If by that list Case refers to Hurt's sly merging of the sacred and the secular, the performances here -- by turns rascally and rowdy, then somber, then rejoicing and grateful -- are an across-the-board success.

"[Hurt's music] kind of reminds me of what Prince does," says Case, suddenly laughing at a comparison he seems surprised to hear, even from himself. "There's the Dirty Mind and then there's God. But I've always felt like those were two parts of the same thing. Many years ago, people tried to divide it up: 'You either play blues or you play gospel.' But John Hurt played everything. It's all part of the same life."

Dave Alvin concurs. "A lot of those Mississippi singers, like Charlie Patton and Son House and so forth, came from deep in the Delta, which was a very violent place, and that violence fed into their performing style. John Hurt came from Avalon, which was somewhat on the rim of the Delta and wasn't quite as vicious, and that fed into his style. It's funny. People can listen to John Hurt sing a song about murder and sadness, and they'll say 'Oh, what a lovely song, what a pretty song.' He'll sing about the same things that Patton and Son House sang about, but it's almost like the Buddhist idea, 'Life is suffering: Accept the suffering.' Where other people would sing about those things in a violent and angry way, there's the feeling that Hurt had accepted the pain, and he was going to tell you about it, but in such a way that he almost slipped it in on you."

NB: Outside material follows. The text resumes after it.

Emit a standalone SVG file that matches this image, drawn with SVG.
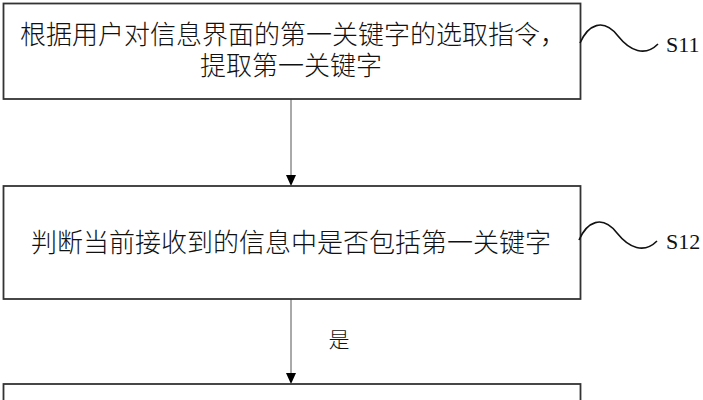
<svg xmlns="http://www.w3.org/2000/svg" width="703" height="400" viewBox="0 0 703 400">
<style>
.box{fill:#fff;stroke:#333;stroke-width:1.8}
.cjk{font-family:"Noto Sans CJK SC","Noto Sans",sans-serif;font-weight:300;fill:#111;text-anchor:middle}
.t{font-size:26px}
.lab{font-family:"Liberation Serif",serif;font-size:22px;fill:#111}
.wave{fill:none;stroke:#111;stroke-width:1.6}
.conn{stroke:#555;stroke-width:1;fill:none}
.head{fill:#000}
</style>
<rect width="703" height="400" fill="#fff"/>
<g id="connectors">
<line class="conn" x1="291" y1="99" x2="291" y2="176"/>
<path class="head" d="M286,175 L296,175 L291,186 Z"/>
<line class="conn" x1="291" y1="299" x2="291" y2="374"/>
<path class="head" d="M286,373 L296,373 L291,384 Z"/>
<text class="cjk" x="339" y="347" style="font-size:21px">是</text>
</g>
<g id="s11">
<rect class="box" x="3.5" y="3.5" width="577" height="95.5"/>
<text class="cjk t"><tspan x="293" y="44">根据用户对信息界面的第一关键字的选取指令，</tspan><tspan x="291" y="75">提取第一关键字</tspan></text>
<path class="wave" d="M580,43 C588,25 603,17 618,36 C630,51 645,57 658,44"/>
<text class="lab" x="666" y="52">S11</text>
</g>
<g id="s12">
<rect class="box" x="3.5" y="186" width="577" height="113"/>
<text class="cjk t" x="291" y="252">判断当前接收到的信息中是否包括第一关键字</text>
<path class="wave" d="M579,240 C587,222 602,214 617,233 C629,248 644,254 657,241"/>
<text class="lab" x="666" y="249">S12</text>
</g>
<g id="s13">
<rect class="box" x="3.5" y="384" width="577" height="40"/>
</g>
</svg>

In a way, Avalon Blues is the thank-you that Case, and a full compliment of contemporary players, never got to deliver in person.

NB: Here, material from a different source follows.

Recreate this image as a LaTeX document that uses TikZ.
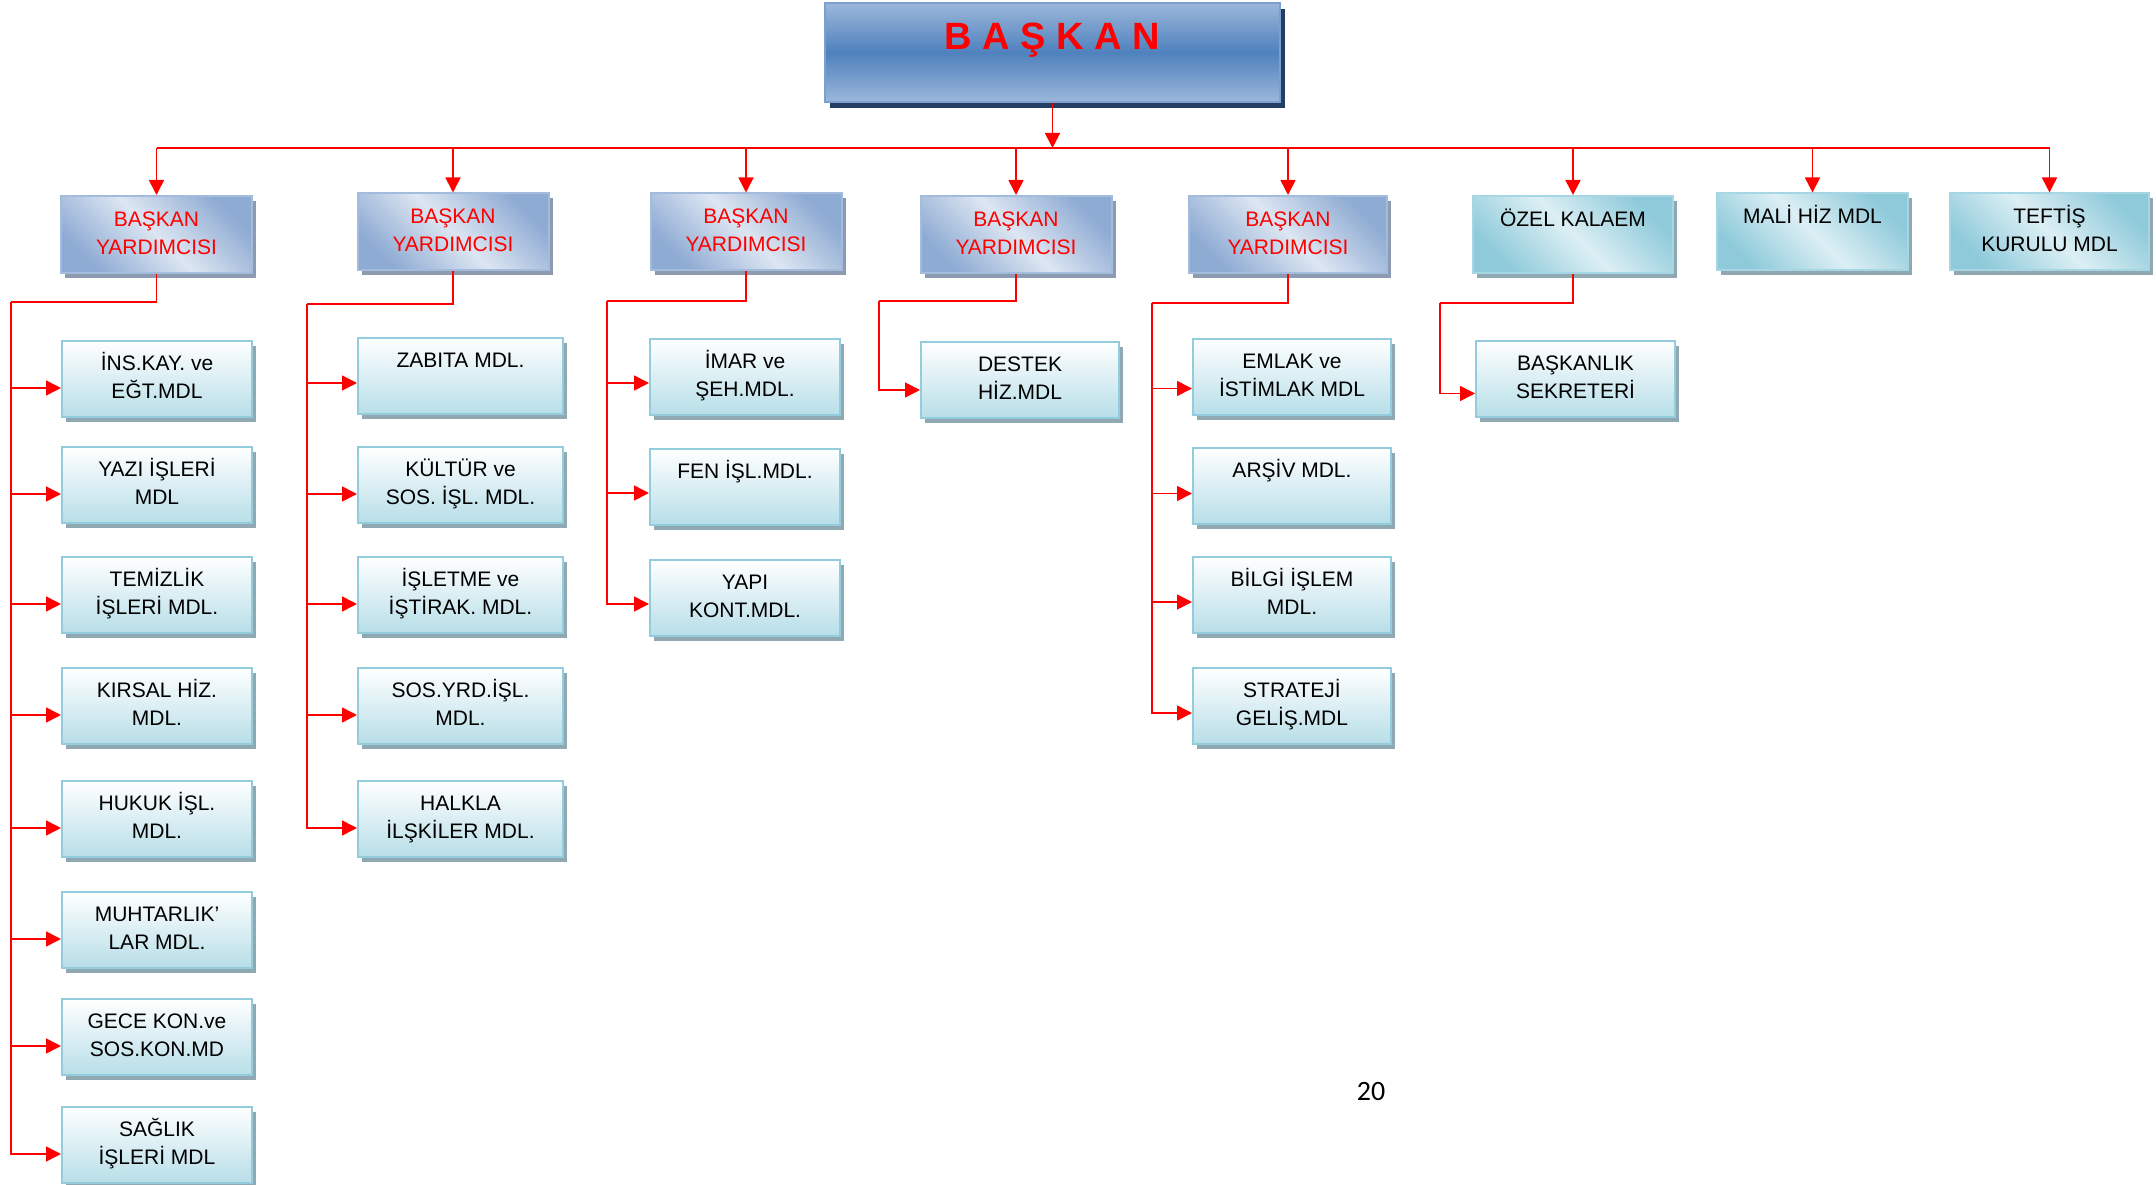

"I never knew John Hurt," Case says almost wistfully. "I got into him only in the years after he died. But as I did the record I got to know people that did know him -- Geoff Muldaur and those guys, Taj [Mahal], Chris Smither -- they all knew John. It's amazing how many people learned how to finger-pick off his old records. His playing was so careful and precise. Taj said to me at one point that a lot of those Mississippi guys from Hurt's generation really whacked their guitars; that was the big style. But Hurt played his guitar more like a kora [a harp-like African instrument, made from a calabash gourd], and he was a storyteller as well. He's got a wit and an edge, but he was also gentle and loving, and there's this amazing kind of groove that it all flows into.

"I didn't really know whether we were going to have an album that people could play all the way through until the whole thing got sequenced, but after I heard it I thought, man, this sounds like a single night of music.

"It reminds me of some of the records I grew up on as a kid. One of those old records where you put it on, and this whole other world just opens up."